Aynı şekilde, Azerbaycan’ın kültürel diplomasi alanında Türk Dünyası için geliştirdiği projeler, ülkeler arası kültürel bağları güçlendirmektedir. Türk Dünyası Kültür Başkenti programları, dil ve edebiyat festivalleri, müzik etkinlikleri ve ortak tarih konferansları bu bağlamda önemli faaliyetler arasında yer almaktadır. Azerbaycan, bu tür organizasyonlar aracılığıyla Türk Dünyası’nın kültürel zenginliğini korumaya ve gelecek nesillere aktarmaya yönelik çalışmalar yürütmektedir.
Azerbaycan’ın Önemi ve Gelecek Vizyonu
Sonuç olarak, Azerbaycan Cumhuriyeti, Türk Dünyası’nın hem çırpınan kalbi hem de düşünen beyni olarak önemli bir rol oynamaktadır. Tarihsel mirası, kültürel zenginliği, jeopolitik stratejileri ve enerjisiyle Azerbaycan, Türk Dünyası’nın merkez ülkelerinden biri olmayı sürdürmektedir.
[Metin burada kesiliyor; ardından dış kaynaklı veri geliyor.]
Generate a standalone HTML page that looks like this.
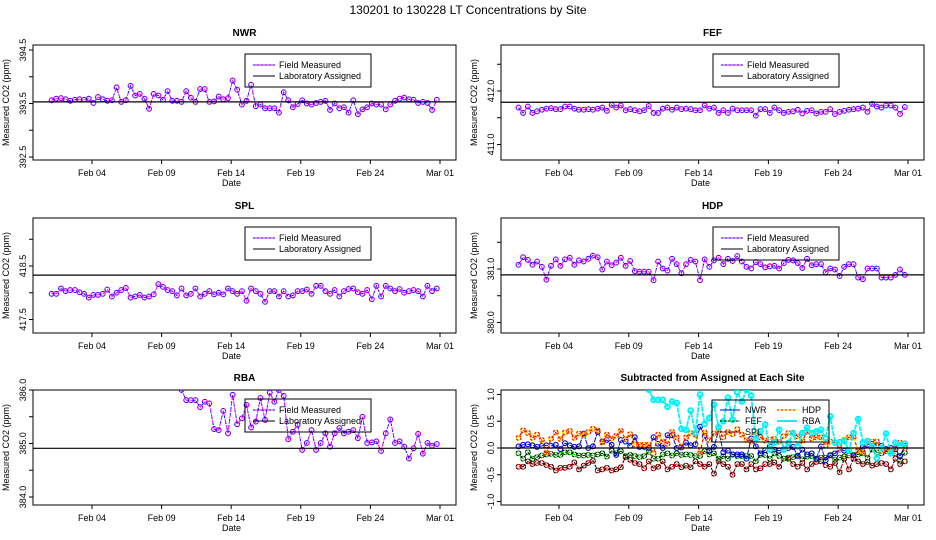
<!DOCTYPE html>
<html><head><meta charset="utf-8">
<style>
html,body{margin:0;padding:0;background:#fff;}
svg{display:block;font-family:"Liberation Sans",Arial,sans-serif;}
</style></head>
<body>
<svg id="chart" width="936" height="540" viewBox="0 0 936 540" xmlns="http://www.w3.org/2000/svg">
<rect x="0" y="0" width="936" height="540" fill="#fff"/>
<text x="468" y="14" font-size="12" text-anchor="middle">130201  to  130228 LT Concentrations by Site</text>
<defs>
<clipPath id="c0"><rect x="33" y="45" width="423" height="115"/></clipPath>
<clipPath id="c1"><rect x="501" y="45" width="423" height="115"/></clipPath>
<clipPath id="c2"><rect x="33" y="218" width="423" height="115"/></clipPath>
<clipPath id="c3"><rect x="501" y="218" width="423" height="115"/></clipPath>
<clipPath id="c4"><rect x="33" y="390" width="423" height="115"/></clipPath>
<clipPath id="c5"><rect x="501" y="390" width="423" height="115"/></clipPath>
</defs>
<g id="plots"></g>
</svg>
<script>
const days=[1.1,1.43,1.77,2.1,2.43,2.77,3.1,3.43,3.77,4.1,4.43,4.77,5.1,5.43,5.77,6.1,6.43,6.77,7.1,7.43,7.77,8.1,8.43,8.77,9.1,9.43,9.77,10.1,10.43,10.77,11.1,11.43,11.77,12.1,12.43,12.77,13.1,13.43,13.77,14.1,14.43,14.77,15.1,15.43,15.77,16.1,16.43,16.77,17.1,17.43,17.77,18.1,18.43,18.77,19.1,19.43,19.77,20.1,20.43,20.77,21.1,21.43,21.77,22.1,22.43,22.77,23.1,23.43,23.77,24.1,24.43,24.77,25.1,25.43,25.77,26.1,26.43,26.77,27.1,27.43,27.77,28.1,28.43,28.77];
const xTickDays=[4,9,14,19,24,29];
const xTickLabels=["Feb 04","Feb 09","Feb 14","Feb 19","Feb 24","Mar 01"];
const siteNames=["NWR","FEF","SPL","HDP","RBA"];
const assigned=[393.53,411.79,418.33,380.89,384.91];
const devNWR=[0.03,0.06,0.07,0.05,0.02,0.04,0.05,0.04,0.06,-0.02,0.09,0.05,0.02,0.03,0.27,0.00,0.03,0.30,0.12,0.15,0.06,-0.13,0.15,0.12,0.04,0.20,0.02,0.02,0.00,0.20,0.08,0.00,0.24,0.24,0.00,0.01,0.10,0.05,0.07,0.40,0.23,-0.05,0.02,0.32,-0.08,-0.05,-0.12,-0.12,-0.12,-0.20,0.18,0.03,-0.10,-0.04,0.03,-0.03,-0.05,-0.02,0.00,0.02,-0.15,-0.03,-0.12,-0.10,-0.20,0.03,-0.23,-0.14,-0.10,-0.03,-0.05,-0.05,-0.14,-0.05,0.02,0.06,0.08,0.05,0.04,-0.02,0.00,-0.02,-0.15,0.04];
const devFEF=[-0.10,-0.20,-0.08,-0.20,-0.17,-0.14,-0.12,-0.11,-0.13,-0.13,-0.08,-0.08,-0.12,-0.14,-0.14,-0.13,-0.14,-0.12,-0.10,-0.16,-0.05,-0.10,-0.06,-0.15,-0.13,-0.15,-0.17,-0.15,-0.07,-0.20,-0.20,-0.12,-0.10,-0.14,-0.10,-0.13,-0.12,-0.13,-0.15,-0.15,-0.06,-0.12,-0.10,-0.20,-0.15,-0.20,-0.12,-0.15,-0.15,-0.15,-0.15,-0.25,-0.13,-0.13,-0.20,-0.10,-0.15,-0.20,-0.18,-0.17,-0.14,-0.21,-0.16,-0.15,-0.21,-0.18,-0.18,-0.13,-0.22,-0.18,-0.16,-0.14,-0.13,-0.12,-0.10,-0.18,-0.03,-0.08,-0.10,-0.06,-0.06,-0.10,-0.22,-0.09];
const devSPL=[-0.35,-0.35,-0.25,-0.30,-0.28,-0.28,-0.32,-0.35,-0.42,-0.37,-0.37,-0.35,-0.27,-0.40,-0.33,-0.28,-0.24,-0.42,-0.40,-0.37,-0.42,-0.40,-0.36,-0.17,-0.22,-0.28,-0.30,-0.38,-0.25,-0.38,-0.35,-0.25,-0.40,-0.35,-0.30,-0.36,-0.33,-0.36,-0.25,-0.30,-0.35,-0.30,-0.48,-0.25,-0.30,-0.35,-0.50,-0.30,-0.30,-0.40,-0.30,-0.40,-0.38,-0.30,-0.30,-0.27,-0.35,-0.20,-0.20,-0.30,-0.35,-0.28,-0.40,-0.30,-0.26,-0.25,-0.32,-0.35,-0.28,-0.45,-0.20,-0.40,-0.20,-0.25,-0.30,-0.26,-0.33,-0.30,-0.28,-0.30,-0.40,-0.20,-0.30,-0.25];
const devHDP=[0.19,0.33,0.28,0.19,0.25,0.15,-0.09,0.17,0.29,0.17,0.29,0.32,0.19,0.27,0.25,0.30,0.36,0.33,0.10,0.25,0.18,0.23,0.32,0.17,0.26,0.07,0.06,0.06,0.06,-0.10,0.25,0.12,0.08,0.30,0.20,0.03,0.20,0.28,0.25,-0.10,0.29,0.15,0.27,0.32,0.20,0.30,0.26,0.35,0.25,0.15,0.12,0.24,0.20,0.14,0.16,0.17,0.12,0.22,0.28,0.27,0.22,0.13,0.30,0.18,0.20,0.20,0.05,0.12,0.10,-0.02,0.15,0.20,0.20,-0.05,-0.08,0.12,0.12,0.12,-0.05,-0.05,-0.05,0.00,0.10,0.00];
const devRBA=[1.3,1.3,1.3,1.3,1.3,1.3,1.3,1.3,1.3,1.3,1.3,1.3,1.3,1.3,1.3,1.3,1.3,1.3,1.3,1.3,1.3,1.3,1.3,1.3,1.3,1.3,1.3,1.3,1.09,0.9,0.9,0.9,0.77,0.87,0.84,0.36,0.34,0.70,0.28,1.0,0.45,0.56,0.81,0.39,0.5,0.94,0.53,1.04,0.87,1.09,0.98,0.17,0.31,0.44,-0.03,0.1,0.34,-0.03,0.1,0.28,0.03,0.28,0.38,0.28,0.31,0.34,0.19,0.59,0.1,0.11,0.13,-0.05,0.28,0.54,0.1,0.13,0.03,-0.19,0.0,0.27,-0.1,0.1,0.05,0.08];
const yTicksNWR=[392.5,393.0,393.5,394.0,394.5];
const yTicksFEF=[411.0,411.5,412.0,412.5];
const yTicksSPL=[417.5,418.0,418.5,419.0];
const yTicksHDP=[380.0,380.5,381.0,381.5];
const yTicksRBA=[384.0,384.5,385.0,385.5,386.0];
const yTicksDiff=[-1.0,-0.5,0.0,0.5,1.0];

const NS="http://www.w3.org/2000/svg";
const root=document.getElementById('plots');
function mk(tag,attrs,parent){const e=document.createElementNS(NS,tag);for(const k in attrs)e.setAttribute(k,attrs[k]);(parent||root).appendChild(e);return e;}
const PPU=53.5;
const panels=[
 {x:33,y:45,title:"NWR",ref:394.5,refY:50,ticks:yTicksNWR,lab:[392.5,393.5,394.5],dec:1},
 {x:501,y:45,title:"FEF",ref:412.0,refY:91,ticks:yTicksFEF,lab:[411.0,412.0],dec:1},
 {x:33,y:218,title:"SPL",ref:418.5,refY:266,ticks:yTicksSPL,lab:[417.5,418.5],dec:1},
 {x:501,y:218,title:"HDP",ref:381.0,refY:269,ticks:yTicksHDP,lab:[380.0,381.0],dec:1},
 {x:33,y:390,title:"RBA",ref:386.0,refY:390,ticks:yTicksRBA,lab:[384.0,385.0,386.0],dec:1},
 {x:501,y:390,title:"Subtracted from Assigned at Each Site",ref:0,refY:448,ticks:yTicksDiff,lab:[-1.0,-0.5,0.0,0.5,1.0],dec:1}
];
const W=423,H=115;
function xScale(p,d){const f=p.x===33?{a:92,s:13.92}:{a:559,s:13.96};return f.a+(d-4)*f.s;}
function yScale(p,v){return p.refY-(v-p.ref)*PPU;}

function drawAxes(p,i){
  const g=mk('g',{});
  
  
  const b=mk('rect',{x:p.x,y:p.y,width:W,height:H,fill:'none',stroke:'#000','stroke-width':1},g);
  
  
  const t=mk('text',{x:p.x+W/2,y:p.y-9,'font-size':10,'font-weight':'bold','text-anchor':'middle'},g);
  
  
  t.textContent=p.title;
  xTickDays.forEach((d,k)=>{const x=xScale(p,d);
    mk('line',{x1:x,x2:x,y1:p.y+H,y2:p.y+H+4,stroke:'#000'},g);
    const tl=mk('text',{x:x,y:p.y+H+16,'font-size':9,'text-anchor':'middle'},g);
    
    
    tl.textContent=xTickLabels[k];});
  const xl=mk('text',{x:p.x+W/2-(p.x===33?13:12),y:p.y+H+26,'font-size':9,'text-anchor':'middle'},g);
  
  
  xl.textContent='Date';
  p.ticks.forEach(v=>{const y=yScale(p,v);
    mk('line',{x1:p.x-4,x2:p.x,y1:y,y2:y,stroke:'#000'},g);});
  p.lab.forEach(v=>{const y=yScale(p,v);
    const tl=mk('text',{x:0,y:0,'font-size':9,'text-anchor':'middle',transform:`translate(${p.x-7},${y}) rotate(-90)`},g);
    
    
    tl.textContent=v.toFixed(p.dec);});
  const yl=mk('text',{x:0,y:0,'font-size':9,'text-anchor':'middle',transform:`translate(${p.x-24},${p.y+H/2}) rotate(-90)`},g);
  
  
  yl.textContent='Measured CO2 (ppm)';
  return g;
}
function series(p,i,vals,c1,c2,lw,name){
  const g=mk('g',{'clip-path':`url(#c${i})`});
  
  
  const pts=vals.map((v,k)=>xScale(p,days[k]).toFixed(1)+','+yScale(p,v).toFixed(1)).join(' ');
  mk('polyline',{points:pts,fill:'none',stroke:c2,'stroke-width':lw,'stroke-dasharray':'2,4'},g);
  mk('polyline',{points:pts,fill:'none',stroke:c1,'stroke-width':lw,'stroke-dasharray':'3,3','stroke-dashoffset':3},g);
  vals.forEach((v,k)=>{const cx=xScale(p,days[k]),cy=yScale(p,v);
    const c=mk('circle',{cx:cx,cy:cy,r:2.4,fill:'none',stroke:c2,'stroke-width':lw},g);
    
    
    mk('circle',{cx:cx,cy:cy,r:2.4,fill:'none',stroke:c1,'stroke-width':lw,'stroke-dasharray':'2,2'},g);});
}
const devs=[devNWR,devFEF,devSPL,devHDP,devRBA];
for(let i=0;i<5;i++){
  const p=panels[i];drawAxes(p,i);
  const vals=devs[i].map(d=>assigned[i]+d);
  series(p,i,vals,'#ff00ff','#0000ff',1,'field-measured-'+siteNames[i].toLowerCase());
  const al=mk('line',{x1:p.x,x2:p.x+W,y1:yScale(p,assigned[i]),y2:yScale(p,assigned[i]),stroke:'#000','stroke-width':1.2});
  
  
  const lx=p.x+212,ly=p.y+9;
  const lg=mk('g',{});
  
  
  mk('rect',{x:lx,y:ly,width:126,height:33,fill:'none',stroke:'#000'},lg);
  mk('line',{x1:lx+8,x2:lx+30,y1:ly+11,y2:ly+11,stroke:'#0000ff','stroke-dasharray':'2,2'},lg);
  mk('line',{x1:lx+8,x2:lx+30,y1:ly+11,y2:ly+11,stroke:'#ff00ff','stroke-dasharray':'2,2','stroke-dashoffset':2},lg);
  mk('line',{x1:lx+8,x2:lx+30,y1:ly+22,y2:ly+22,stroke:'#000'},lg);
  const a=mk('text',{x:lx+34,y:ly+14,'font-size':9},lg);a.textContent='Field Measured';
  const b=mk('text',{x:lx+34,y:ly+25,'font-size':9},lg);b.textContent='Laboratory Assigned';
}
const pd=panels[5];drawAxes(pd,5);
const diffStyle=[['#0000ff','#00008b',1],['#000000','#00cc00',1],['#000000','#ff0000',1],['#ff0000','#ffdd00',1.2],['#00ffff','#00e5ee',1.8]];
[2,1,0,3,4].forEach(i=>{series(pd,5,devs[i],diffStyle[i][0],diffStyle[i][1],diffStyle[i][2],'difference-'+siteNames[i].toLowerCase());});
const zl=mk('line',{x1:pd.x,x2:pd.x+W,y1:yScale(pd,0),y2:yScale(pd,0),stroke:'#000','stroke-width':1.2});


const dl=mk('g',{});


mk('rect',{x:712,y:400,width:117,height:42,fill:'none',stroke:'#000'},dl);
const legItems=[[0,720,410],[1,720,421],[2,720,432],[3,777,410],[4,777,421]];
legItems.forEach(([i,x,y])=>{
  mk('line',{x1:x,x2:x+20,y1:y,y2:y,stroke:diffStyle[i][1],'stroke-width':diffStyle[i][2]},dl);
  if(i<4)mk('line',{x1:x,x2:x+20,y1:y,y2:y,stroke:diffStyle[i][0],'stroke-dasharray':'2,2'},dl);
  const t=mk('text',{x:x+25,y:y+3,'font-size':9},dl);t.textContent=siteNames[i];
});
</script>
</body></html>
Gelecekte de bu ülkenin, Türk Dünyası’nın siyasi ve ekonomik bütünleşmesinde, kültürel birliğinde ve ortak vizyon üretiminde kritik rol oynamaya devam edeceği açıktır.
Azerbaycan’ın modern başarıları, Türk Dünyası’nın dayanışma ve güç birliği ile daha da gelişeceğinin bir kanıtıdır. Azerbaycan, bu vizyon doğrultusunda Türk Dünyası’nın birliğini güçlendiren bir lider ve ilham kaynağı olmaya devam edecektir.